- EY can no longer bar employees from their right to pursue work-related claims together via class action litigation, a federal appeals court has ruled, giving a big lift to the U.S. National Labor Relations Board's efforts to curtail the use of class action waivers, according to Reuters.
- Reuters reports that employers have increasingly begun to use arbitration clauses in employment contracts which basically force workers to arbitrate claims individually as a way to avoid the cost of litigating class actions.
- The NLRB also has disallowed such anti-class action provisions adopted by dozens of employers, including American Express Co, Citigroup Inc, and Domino's Pizza Inc, among others, Reuters reports.
The 9th U.S. Circuit Court of Appeals in San Francisco ruled 2-1 against EY, making it the second appellate court to support the NLRB's position that federal labor law prohibits workers' arbitration agreements from including class action waivers. On the other hand, two appellate courts have rejected the NLRB’s view, making it likely that the U.S. Supreme Court will eventually rule on the issue.

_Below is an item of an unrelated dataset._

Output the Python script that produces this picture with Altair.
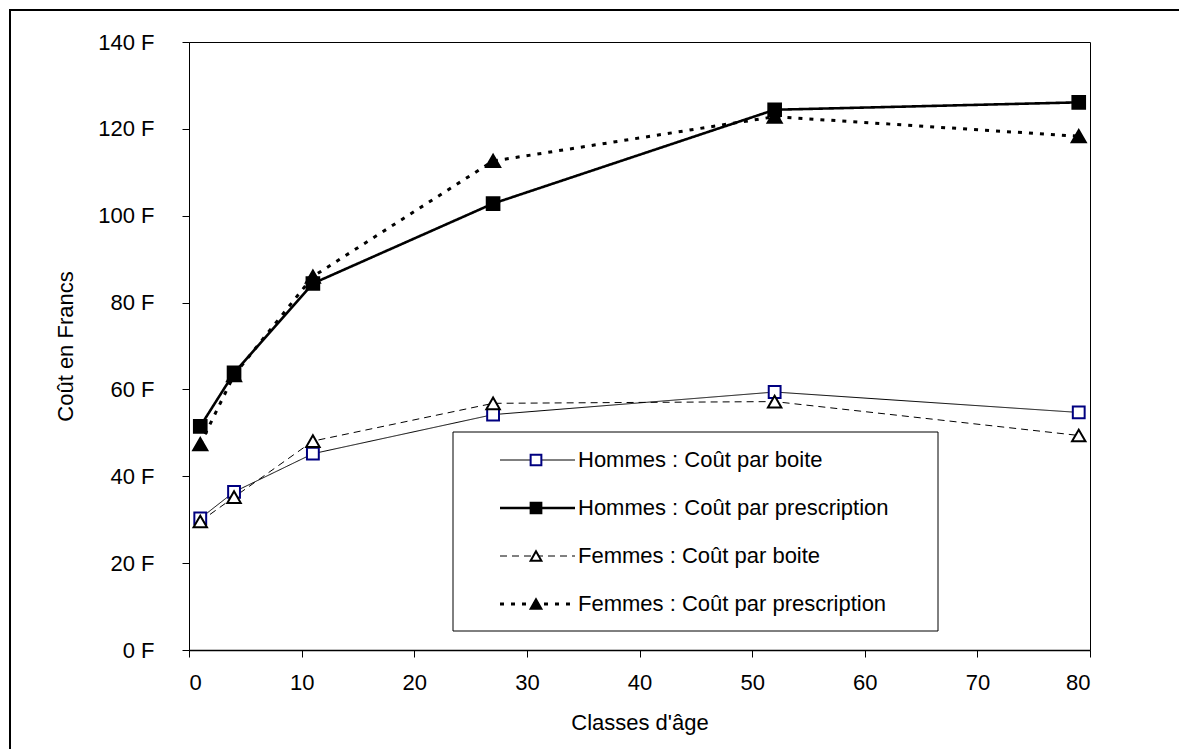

As noted by the conflicting decisions, the controversial workplace arbitration clause issue is far from determined, but the NLRB is focused on taking the option out of the hands of employers nationwide. At the same time, smaller employers are starting to look at such arbitration provisions to protect themselves from litigation. However, it may not work out due to the NLRB's tenacity, until of course the U.S. Supreme Court decides to hear the case.